**DIRECTIVE**.
Retype verbatim only the lines below, starting at the one that contains "Convert this chart to Chart.js code." and ending at the one that contains "const FONT = 'Lato';". Pictures are excluded from the copy.

**EXTRACTED MATERIAL**.
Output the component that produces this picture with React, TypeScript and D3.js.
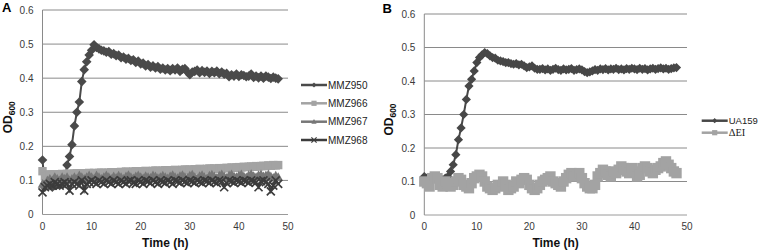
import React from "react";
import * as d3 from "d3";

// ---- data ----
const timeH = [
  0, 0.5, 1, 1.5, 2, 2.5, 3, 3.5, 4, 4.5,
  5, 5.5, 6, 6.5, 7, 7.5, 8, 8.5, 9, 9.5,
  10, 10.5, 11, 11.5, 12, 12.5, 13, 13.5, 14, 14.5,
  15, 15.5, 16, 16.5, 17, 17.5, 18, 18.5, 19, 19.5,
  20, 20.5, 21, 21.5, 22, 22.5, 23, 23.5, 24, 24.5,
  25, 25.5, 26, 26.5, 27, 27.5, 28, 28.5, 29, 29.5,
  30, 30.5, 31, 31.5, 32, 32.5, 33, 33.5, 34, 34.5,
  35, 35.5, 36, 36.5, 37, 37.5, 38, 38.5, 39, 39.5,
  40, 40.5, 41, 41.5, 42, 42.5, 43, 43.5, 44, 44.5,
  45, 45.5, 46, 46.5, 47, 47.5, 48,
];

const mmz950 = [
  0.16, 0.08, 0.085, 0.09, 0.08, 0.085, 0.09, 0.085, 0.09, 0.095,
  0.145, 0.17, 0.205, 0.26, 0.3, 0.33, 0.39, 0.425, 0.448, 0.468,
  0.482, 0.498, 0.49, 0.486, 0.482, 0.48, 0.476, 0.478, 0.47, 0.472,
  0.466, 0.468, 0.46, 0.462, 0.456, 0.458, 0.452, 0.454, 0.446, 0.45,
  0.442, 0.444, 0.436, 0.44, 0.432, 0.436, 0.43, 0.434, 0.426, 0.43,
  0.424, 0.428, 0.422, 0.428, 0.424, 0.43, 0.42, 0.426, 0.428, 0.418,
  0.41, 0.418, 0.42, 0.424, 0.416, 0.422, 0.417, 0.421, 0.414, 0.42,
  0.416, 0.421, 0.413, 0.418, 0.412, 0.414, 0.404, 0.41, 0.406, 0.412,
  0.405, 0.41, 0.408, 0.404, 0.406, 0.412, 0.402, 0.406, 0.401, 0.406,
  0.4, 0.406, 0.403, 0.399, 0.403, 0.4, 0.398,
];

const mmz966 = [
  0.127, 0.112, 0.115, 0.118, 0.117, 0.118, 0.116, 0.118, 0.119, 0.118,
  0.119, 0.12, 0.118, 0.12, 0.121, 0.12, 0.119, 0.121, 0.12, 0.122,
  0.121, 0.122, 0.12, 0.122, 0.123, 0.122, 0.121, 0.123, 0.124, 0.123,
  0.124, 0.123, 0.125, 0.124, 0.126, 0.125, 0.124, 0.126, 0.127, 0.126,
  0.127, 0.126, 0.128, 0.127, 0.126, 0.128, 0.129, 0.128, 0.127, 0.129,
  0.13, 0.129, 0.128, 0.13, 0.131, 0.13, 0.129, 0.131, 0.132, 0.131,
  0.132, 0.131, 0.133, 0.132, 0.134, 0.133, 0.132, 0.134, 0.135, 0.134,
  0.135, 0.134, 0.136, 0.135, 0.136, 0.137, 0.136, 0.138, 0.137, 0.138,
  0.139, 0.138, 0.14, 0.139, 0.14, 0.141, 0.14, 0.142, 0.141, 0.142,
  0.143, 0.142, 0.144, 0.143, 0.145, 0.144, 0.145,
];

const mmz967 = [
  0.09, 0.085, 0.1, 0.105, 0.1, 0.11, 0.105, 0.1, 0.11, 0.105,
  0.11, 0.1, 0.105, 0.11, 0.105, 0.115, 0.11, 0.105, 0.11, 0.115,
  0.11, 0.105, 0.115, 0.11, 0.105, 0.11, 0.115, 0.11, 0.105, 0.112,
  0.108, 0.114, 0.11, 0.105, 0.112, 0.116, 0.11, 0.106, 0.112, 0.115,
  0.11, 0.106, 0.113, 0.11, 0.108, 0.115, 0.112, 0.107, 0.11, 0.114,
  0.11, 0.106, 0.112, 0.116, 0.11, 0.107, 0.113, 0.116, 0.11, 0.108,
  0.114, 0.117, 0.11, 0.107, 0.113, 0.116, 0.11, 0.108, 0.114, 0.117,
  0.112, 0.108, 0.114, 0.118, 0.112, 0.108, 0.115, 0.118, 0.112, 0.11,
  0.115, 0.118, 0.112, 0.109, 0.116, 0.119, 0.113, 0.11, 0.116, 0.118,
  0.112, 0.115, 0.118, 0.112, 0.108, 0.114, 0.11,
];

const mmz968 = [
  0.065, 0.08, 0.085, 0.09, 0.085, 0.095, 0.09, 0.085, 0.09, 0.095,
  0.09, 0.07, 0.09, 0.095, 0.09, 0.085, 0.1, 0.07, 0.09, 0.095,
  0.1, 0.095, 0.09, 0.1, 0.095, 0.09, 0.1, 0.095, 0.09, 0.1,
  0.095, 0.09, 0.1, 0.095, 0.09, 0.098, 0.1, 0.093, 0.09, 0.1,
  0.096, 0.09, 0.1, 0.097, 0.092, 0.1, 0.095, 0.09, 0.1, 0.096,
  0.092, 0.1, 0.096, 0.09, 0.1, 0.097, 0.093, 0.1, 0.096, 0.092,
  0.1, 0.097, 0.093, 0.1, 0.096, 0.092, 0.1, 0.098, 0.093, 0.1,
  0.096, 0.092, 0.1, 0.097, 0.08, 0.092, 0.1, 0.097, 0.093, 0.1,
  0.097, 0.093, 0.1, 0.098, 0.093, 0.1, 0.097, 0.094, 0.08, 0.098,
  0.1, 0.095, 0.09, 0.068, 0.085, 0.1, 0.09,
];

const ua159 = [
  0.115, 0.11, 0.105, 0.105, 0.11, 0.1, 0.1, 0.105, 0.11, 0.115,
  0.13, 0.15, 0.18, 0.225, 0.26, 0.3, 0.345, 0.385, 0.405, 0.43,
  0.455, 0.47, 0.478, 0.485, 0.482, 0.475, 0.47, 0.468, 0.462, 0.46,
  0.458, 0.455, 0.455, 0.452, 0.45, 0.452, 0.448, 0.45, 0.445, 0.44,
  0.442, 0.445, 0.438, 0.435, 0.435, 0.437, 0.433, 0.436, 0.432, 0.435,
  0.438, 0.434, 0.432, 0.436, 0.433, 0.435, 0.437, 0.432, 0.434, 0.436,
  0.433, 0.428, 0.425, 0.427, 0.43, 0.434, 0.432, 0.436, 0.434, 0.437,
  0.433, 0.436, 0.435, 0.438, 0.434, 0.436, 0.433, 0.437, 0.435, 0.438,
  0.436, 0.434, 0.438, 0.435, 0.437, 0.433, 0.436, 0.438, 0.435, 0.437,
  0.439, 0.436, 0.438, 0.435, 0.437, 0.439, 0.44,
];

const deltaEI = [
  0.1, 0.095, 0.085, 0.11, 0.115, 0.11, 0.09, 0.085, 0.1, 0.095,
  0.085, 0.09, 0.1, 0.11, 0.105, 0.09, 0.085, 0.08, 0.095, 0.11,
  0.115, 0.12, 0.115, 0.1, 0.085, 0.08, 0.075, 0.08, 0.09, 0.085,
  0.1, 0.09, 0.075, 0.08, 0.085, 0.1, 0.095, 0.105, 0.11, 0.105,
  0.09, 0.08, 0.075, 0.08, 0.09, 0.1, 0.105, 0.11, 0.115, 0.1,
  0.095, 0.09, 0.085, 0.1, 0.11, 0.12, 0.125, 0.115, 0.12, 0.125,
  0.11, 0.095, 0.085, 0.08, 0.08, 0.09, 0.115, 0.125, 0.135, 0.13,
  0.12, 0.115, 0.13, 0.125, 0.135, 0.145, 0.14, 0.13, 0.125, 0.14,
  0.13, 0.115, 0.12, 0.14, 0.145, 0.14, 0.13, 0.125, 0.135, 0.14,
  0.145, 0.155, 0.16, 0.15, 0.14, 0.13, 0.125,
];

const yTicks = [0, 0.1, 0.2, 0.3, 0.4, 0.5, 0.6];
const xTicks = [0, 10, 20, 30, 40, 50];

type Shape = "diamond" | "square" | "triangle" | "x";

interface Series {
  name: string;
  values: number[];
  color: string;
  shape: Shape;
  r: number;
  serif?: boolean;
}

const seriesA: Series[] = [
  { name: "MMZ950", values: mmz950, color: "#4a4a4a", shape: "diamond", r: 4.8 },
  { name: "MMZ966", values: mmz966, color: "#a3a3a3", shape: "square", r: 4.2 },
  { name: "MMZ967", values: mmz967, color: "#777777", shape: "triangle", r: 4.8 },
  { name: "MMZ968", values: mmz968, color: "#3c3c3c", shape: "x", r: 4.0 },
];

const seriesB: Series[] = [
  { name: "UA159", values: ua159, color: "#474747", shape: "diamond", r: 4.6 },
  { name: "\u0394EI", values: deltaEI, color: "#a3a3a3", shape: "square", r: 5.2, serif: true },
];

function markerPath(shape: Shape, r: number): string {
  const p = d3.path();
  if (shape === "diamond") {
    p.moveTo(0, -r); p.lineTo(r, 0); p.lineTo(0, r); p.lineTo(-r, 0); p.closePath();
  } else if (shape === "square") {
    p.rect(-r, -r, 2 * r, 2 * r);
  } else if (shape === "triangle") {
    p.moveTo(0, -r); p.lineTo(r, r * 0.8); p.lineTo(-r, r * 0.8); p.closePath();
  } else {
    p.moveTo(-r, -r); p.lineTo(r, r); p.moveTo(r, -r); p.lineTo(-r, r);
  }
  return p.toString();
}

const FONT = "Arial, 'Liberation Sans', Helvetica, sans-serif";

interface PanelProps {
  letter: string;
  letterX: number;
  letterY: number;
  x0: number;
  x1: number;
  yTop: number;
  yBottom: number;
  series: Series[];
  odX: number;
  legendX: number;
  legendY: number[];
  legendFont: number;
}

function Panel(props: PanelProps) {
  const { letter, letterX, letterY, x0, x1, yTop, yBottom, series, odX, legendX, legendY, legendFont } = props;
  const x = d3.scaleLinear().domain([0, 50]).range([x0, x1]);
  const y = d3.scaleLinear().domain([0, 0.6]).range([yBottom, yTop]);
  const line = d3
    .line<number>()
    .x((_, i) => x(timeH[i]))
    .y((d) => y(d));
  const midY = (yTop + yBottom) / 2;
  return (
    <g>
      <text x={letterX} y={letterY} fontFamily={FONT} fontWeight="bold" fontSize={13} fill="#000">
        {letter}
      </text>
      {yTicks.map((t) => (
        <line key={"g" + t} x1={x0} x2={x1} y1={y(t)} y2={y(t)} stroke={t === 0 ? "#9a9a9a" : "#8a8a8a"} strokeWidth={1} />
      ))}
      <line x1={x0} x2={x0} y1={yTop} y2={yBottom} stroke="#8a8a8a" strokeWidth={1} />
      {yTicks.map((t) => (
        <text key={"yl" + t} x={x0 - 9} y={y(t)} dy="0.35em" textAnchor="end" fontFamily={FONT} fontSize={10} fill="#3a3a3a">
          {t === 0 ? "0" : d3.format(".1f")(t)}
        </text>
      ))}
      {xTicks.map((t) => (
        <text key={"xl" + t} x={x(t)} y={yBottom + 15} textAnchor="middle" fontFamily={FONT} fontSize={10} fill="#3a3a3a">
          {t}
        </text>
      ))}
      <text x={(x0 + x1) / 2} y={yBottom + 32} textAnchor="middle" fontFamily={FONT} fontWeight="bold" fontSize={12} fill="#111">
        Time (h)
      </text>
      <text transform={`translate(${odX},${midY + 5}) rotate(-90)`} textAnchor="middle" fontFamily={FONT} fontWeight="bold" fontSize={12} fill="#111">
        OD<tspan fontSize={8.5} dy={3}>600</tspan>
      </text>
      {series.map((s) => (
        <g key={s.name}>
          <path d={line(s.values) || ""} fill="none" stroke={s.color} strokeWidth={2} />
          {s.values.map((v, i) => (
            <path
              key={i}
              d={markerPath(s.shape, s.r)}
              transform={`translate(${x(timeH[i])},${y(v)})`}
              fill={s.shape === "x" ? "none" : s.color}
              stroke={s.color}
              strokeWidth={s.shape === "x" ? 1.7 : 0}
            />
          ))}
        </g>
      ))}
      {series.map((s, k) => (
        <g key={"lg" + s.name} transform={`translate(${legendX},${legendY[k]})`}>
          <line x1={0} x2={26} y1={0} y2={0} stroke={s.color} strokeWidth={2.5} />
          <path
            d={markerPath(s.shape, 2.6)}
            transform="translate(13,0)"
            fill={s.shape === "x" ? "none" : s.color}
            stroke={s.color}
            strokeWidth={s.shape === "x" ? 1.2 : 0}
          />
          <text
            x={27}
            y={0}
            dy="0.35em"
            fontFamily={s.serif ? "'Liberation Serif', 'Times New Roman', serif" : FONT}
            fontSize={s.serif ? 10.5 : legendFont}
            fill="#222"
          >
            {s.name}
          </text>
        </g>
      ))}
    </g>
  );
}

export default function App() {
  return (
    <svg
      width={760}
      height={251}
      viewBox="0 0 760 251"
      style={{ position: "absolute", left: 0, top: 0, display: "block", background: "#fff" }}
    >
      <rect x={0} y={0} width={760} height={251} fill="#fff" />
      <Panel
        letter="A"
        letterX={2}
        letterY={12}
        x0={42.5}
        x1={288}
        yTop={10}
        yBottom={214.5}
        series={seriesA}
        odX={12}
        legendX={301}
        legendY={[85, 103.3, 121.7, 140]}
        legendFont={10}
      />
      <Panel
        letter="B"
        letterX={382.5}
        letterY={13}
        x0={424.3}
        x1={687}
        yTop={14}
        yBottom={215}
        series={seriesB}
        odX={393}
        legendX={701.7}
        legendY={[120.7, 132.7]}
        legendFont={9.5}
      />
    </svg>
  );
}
---
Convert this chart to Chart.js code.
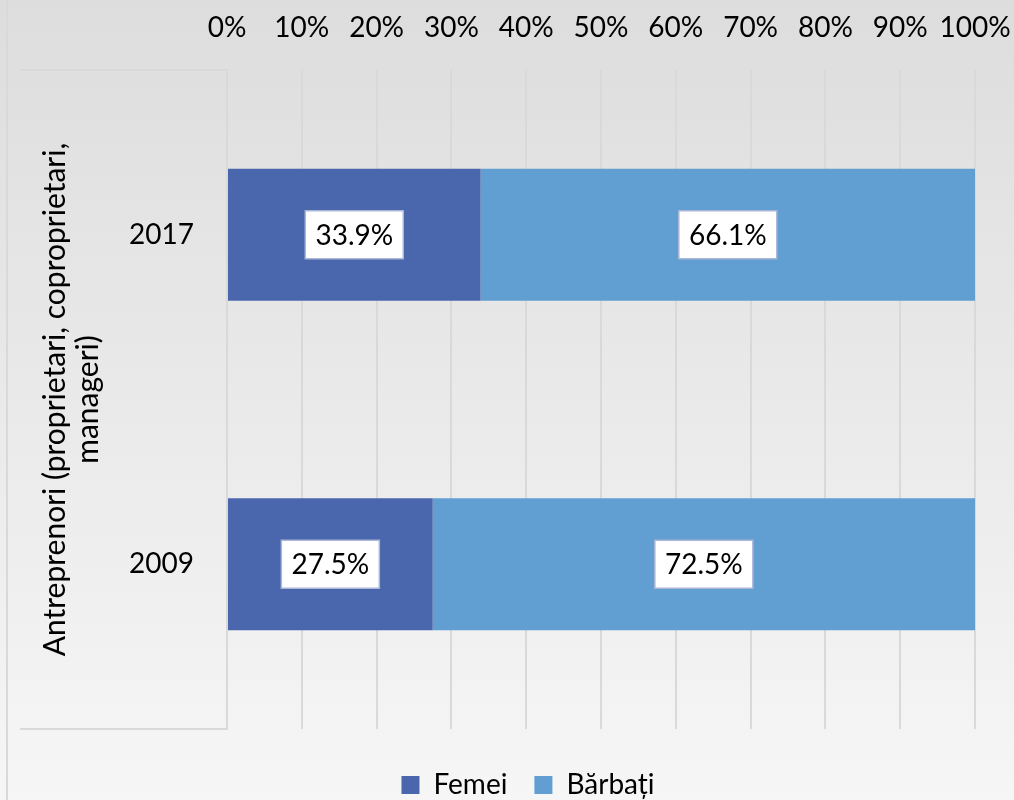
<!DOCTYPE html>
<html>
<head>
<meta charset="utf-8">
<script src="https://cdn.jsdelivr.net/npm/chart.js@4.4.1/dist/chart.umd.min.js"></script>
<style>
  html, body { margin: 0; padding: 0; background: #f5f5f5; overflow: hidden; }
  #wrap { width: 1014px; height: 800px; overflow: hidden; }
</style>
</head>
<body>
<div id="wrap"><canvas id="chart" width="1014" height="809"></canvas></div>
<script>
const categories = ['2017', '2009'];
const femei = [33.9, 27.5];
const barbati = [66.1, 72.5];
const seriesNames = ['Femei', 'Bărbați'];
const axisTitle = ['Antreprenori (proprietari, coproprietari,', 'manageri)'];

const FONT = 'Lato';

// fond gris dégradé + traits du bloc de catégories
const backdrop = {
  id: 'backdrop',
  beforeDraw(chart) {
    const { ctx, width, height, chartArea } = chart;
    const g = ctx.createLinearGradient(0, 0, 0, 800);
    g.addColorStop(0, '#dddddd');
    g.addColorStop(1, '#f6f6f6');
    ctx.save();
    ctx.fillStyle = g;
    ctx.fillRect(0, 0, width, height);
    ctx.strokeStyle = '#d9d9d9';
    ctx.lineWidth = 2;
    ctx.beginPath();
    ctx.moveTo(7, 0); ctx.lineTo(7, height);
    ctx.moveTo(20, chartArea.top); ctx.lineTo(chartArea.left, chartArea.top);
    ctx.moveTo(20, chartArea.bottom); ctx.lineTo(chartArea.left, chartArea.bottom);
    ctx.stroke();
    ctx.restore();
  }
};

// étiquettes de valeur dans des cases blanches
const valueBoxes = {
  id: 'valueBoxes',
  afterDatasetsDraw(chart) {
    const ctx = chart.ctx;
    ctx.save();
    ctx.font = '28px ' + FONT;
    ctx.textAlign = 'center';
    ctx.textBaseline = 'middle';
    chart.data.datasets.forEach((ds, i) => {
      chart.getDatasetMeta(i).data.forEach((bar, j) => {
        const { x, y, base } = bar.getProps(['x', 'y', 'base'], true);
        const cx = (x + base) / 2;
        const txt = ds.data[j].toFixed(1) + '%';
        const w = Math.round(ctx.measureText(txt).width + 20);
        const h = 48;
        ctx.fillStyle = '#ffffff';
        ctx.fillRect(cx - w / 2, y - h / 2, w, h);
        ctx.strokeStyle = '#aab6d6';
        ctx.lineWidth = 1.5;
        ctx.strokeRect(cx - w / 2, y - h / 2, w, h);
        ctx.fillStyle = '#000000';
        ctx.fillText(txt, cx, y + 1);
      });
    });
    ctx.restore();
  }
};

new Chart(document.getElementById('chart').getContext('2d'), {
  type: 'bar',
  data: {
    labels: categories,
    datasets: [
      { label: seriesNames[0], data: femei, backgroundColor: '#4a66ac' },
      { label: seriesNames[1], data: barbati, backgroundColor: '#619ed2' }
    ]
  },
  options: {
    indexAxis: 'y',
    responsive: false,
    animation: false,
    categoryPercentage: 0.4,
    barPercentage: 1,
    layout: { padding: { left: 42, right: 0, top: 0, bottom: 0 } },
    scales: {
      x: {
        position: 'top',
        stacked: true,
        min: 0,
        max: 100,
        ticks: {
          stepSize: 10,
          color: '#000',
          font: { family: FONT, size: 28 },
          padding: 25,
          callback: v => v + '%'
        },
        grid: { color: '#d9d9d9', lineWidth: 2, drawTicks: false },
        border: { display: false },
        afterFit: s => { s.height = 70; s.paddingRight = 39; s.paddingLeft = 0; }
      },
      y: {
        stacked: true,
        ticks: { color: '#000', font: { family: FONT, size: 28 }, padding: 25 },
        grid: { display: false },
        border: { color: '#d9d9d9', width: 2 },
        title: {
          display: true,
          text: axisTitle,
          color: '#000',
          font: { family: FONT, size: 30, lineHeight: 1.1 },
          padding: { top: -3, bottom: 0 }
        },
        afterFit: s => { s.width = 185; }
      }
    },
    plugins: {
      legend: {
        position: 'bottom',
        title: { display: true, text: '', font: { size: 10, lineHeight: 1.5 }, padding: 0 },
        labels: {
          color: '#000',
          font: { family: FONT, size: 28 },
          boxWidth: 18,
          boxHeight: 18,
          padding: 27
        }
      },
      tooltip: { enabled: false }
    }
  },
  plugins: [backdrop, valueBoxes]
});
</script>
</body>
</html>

**SOLUTION BELOW**.
Convert this chart to Chart.js code.
<!DOCTYPE html>
<html>
<head>
<meta charset="utf-8">
<script src="https://cdn.jsdelivr.net/npm/chart.js@4.4.1/dist/chart.umd.min.js"></script>
<style>
  html, body { margin: 0; padding: 0; background: #f5f5f5; overflow: hidden; }
  #wrap { width: 1014px; height: 800px; overflow: hidden; }
</style>
</head>
<body>
<div id="wrap"><canvas id="chart" width="1014" height="809"></canvas></div>
<script>
const categories = ['2017', '2009'];
const femei = [33.9, 27.5];
const barbati = [66.1, 72.5];
const seriesNames = ['Femei', 'Bărbați'];
const axisTitle = ['Antreprenori (proprietari, coproprietari,', 'manageri)'];

const FONT = 'Lato';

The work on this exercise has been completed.